Scalings of Alfvén-cyclotron and ion Bernstein instabilities on temperature anisotropy of a ring-like velocity distribution in the inner magnetosphere

Abstract

A ring-like proton velocity distribution with ∂fp(v⊥)/∂v⊥>0 and which is sufficiently anisotropic can excite two distinct types of growing modes in the inner magnetosphere: ion Bernstein instabilities with multiple ion cyclotron harmonics and quasi-perpendicular propagation and an Alfvén-cyclotron instability at frequencies below the proton cyclotron frequency and quasi-parallel propagation. Recent particle-in-cell simulations have demonstrated that even if the maximum linear growth rate of the latter instability is smaller than the corresponding growth of the former instability, the saturation levels of the fluctuating magnetic fields can be greater for the Alfvén-cyclotron instability than for the ion Bernstein instabilities. In this study, linear dispersion theory and two-dimensional particle-in-cell simulations are used to examine scalings of the linear growth rate and saturation level of the two types of growing modes as functions of the temperature anisotropy T⊥/T|| for a general ring-like proton distribution with a fixed ring speed of 2vA, where vA is the Alfvén speed.
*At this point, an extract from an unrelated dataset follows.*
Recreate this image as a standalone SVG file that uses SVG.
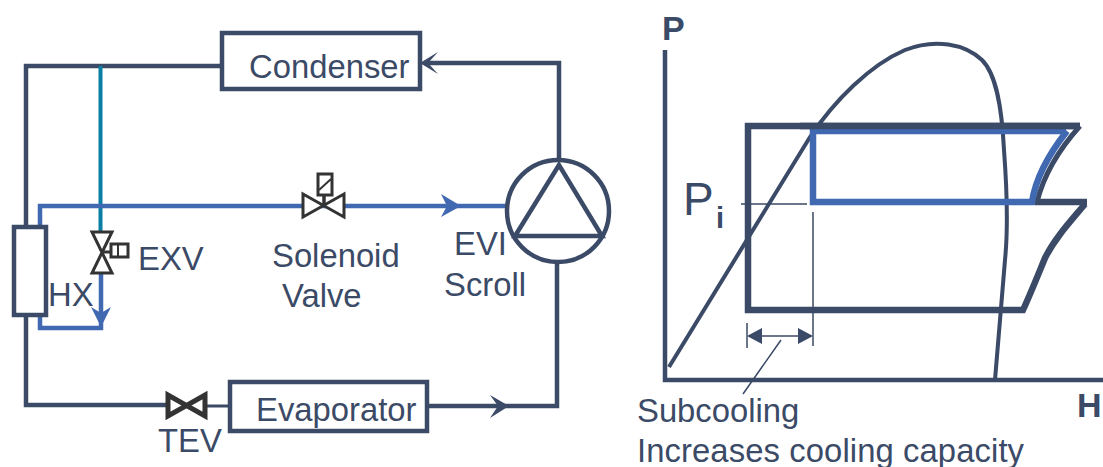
<svg xmlns="http://www.w3.org/2000/svg" width="1103" height="467" viewBox="0 0 1103 467">
<style>
text{font-family:"Liberation Sans",Arial,sans-serif;font-size:32.8px;fill:#3b4a66}
.b{font-weight:bold;font-size:34px}
.box{fill:#fff;stroke:#3b4a66;stroke-width:4.5}
.pipe{fill:none;stroke:#3b4a66;stroke-width:4.5}
.blue{fill:none;stroke:#4169b2;stroke-width:4.5}
.teal{fill:none;stroke:#0a7fa6;stroke-width:4}
.valve{fill:#fff;stroke:#333;stroke-width:3}
.thin{fill:none;stroke:#3b4a66;stroke-width:1.5}
.thick{fill:none;stroke:#3b4a66;stroke-width:6.500}
.bl6{fill:none;stroke:#4169b2;stroke-width:6.500}
.dome{fill:none;stroke:#3b4a66;stroke-width:4}
.hd{fill:#3b4a66}
.hb{fill:#4169b2}
</style>
<g id="connectors">
<path class="pipe" d="M222 66H26V405H168"/>
<path class="pipe" d="M205 406H230" style="stroke-width:3"/>
<path class="pipe" d="M427 406H557V262"/>
<path class="pipe" d="M559 165V63H424"/>
<path class="hd" d="M420 63L438 52L428 63L438 74Z"/>
<path class="hd" d="M509 406L490 395L498 406L490 418Z"/>
<path class="teal" d="M100.500 66V231"/>
<path class="blue" d="M506 206H40V226"/>
<path class="hb" d="M461 206L441 194L447 206L441 217Z"/>
<path class="blue" d="M40 314V328H101V273"/>
<path class="hb" d="M101 327L91 307L101 313L111 307Z"/>
</g>
<g id="condenser"><rect class="box" x="222" y="33" width="198" height="56"/><text x="249" y="78">Condenser</text></g>
<g id="evaporator"><rect class="box" x="230" y="382" width="197" height="49"/><text x="256" y="421">Evaporator</text></g>
<g id="tev"><path class="valve" style="stroke-width:5" d="M168 395V416L205 395V416Z"/><text x="158" y="452">TEV</text></g>
<g id="hx"><rect class="box" x="14" y="227" width="32" height="88"/><text x="48" y="306">HX</text></g>
<g id="exv"><path class="valve" d="M92 232H112L92 273H112Z"/><path class="pipe" style="stroke:#333;stroke-width:3" d="M102 252H111"/><rect class="valve" x="111" y="244" width="17" height="13"/><path class="pipe" style="stroke:#333;stroke-width:2" d="M118 245V256"/><text x="138" y="270">EXV</text></g>
<g id="solenoid"><path class="valve" d="M303 194V217L344 194V217Z"/><path class="pipe" style="stroke:#333;stroke-width:3.500" d="M324 194V205"/><rect class="valve" x="318" y="174" width="14" height="21"/><path class="pipe" style="stroke:#333;stroke-width:2" d="M319 190L331 179"/><text x="272" y="267">Solenoid</text><text x="282" y="307">Valve</text></g>
<g id="scroll"><circle cx="558" cy="211" r="51" fill="#fff" stroke="#3b4a66" stroke-width="4.500"/><path class="pipe" d="M559 165L515 236H602Z"/><text x="454" y="255">EVI</text><text x="444" y="296">Scroll</text></g>
<g id="chart">
<path class="dome" d="M669 367L810 137C835 100 870 65 905 50C935 38 965 44 982 60C997 75 1002 110 1004 150C1007 190 1008 230 1005 260L995 380"/>
<path class="thick" d="M1080 126H748V310H1023C1030 295 1038 275 1045 258C1055 238 1070 222 1085 204"/>
<path class="thick" style="stroke-width:5" d="M1080 126C1062 146 1045 170 1037 202"/>
<path class="thick" d="M1035 202H1087"/>
<path class="bl6" d="M1066 131H813V202H1032C1036 176 1052 150 1067 131"/>
<path class="thick" d="M800 126H1080"/>
<path class="pipe" d="M665 50V380H1103"/>
<path class="thin" d="M741 204H807M813 212V346M747 323V348M760 336H800M781 340L743 394"/>
<path class="hd" d="M747 336L762 328V344Z"/>
<path class="hd" d="M813 336L798 328V344Z"/>
<text class="b" x="662" y="40">P</text>
<text x="683" y="215" style="font-size:46px">P</text>
<text class="b" x="716" y="228" style="font-size:29px">i</text>
<text class="b" x="1077" y="417">H</text>
<text x="637" y="422">Subcooling</text>
<text x="637" y="462" textLength="387">Increases cooling capacity</text>
</g>
</svg>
For the proton distribution parameters chosen, the maximum linear theory growth rate of the Alfvén-cyclotron waves is smaller than that of the fastest-growing Bernstein mode for the wide range of anisotropies (1≤T⊥/T||≤7) considered here. Yet the corresponding particle-in-cell simulations yield a higher saturation level of the fluctuating magnetic fields for the Alfvén-cyclotron instability than for the Bernstein modes as long as T⊥/T||≳3. Since fast magnetosonic waves with ion Bernstein instability properties observed in the magnetosphere are often not accompanied by electromagnetic ion cyclotron waves, the results of the present study indicate that the ring-like proton distributions responsible for the excitation of these fast magnetosonic waves should not be very anisotropic.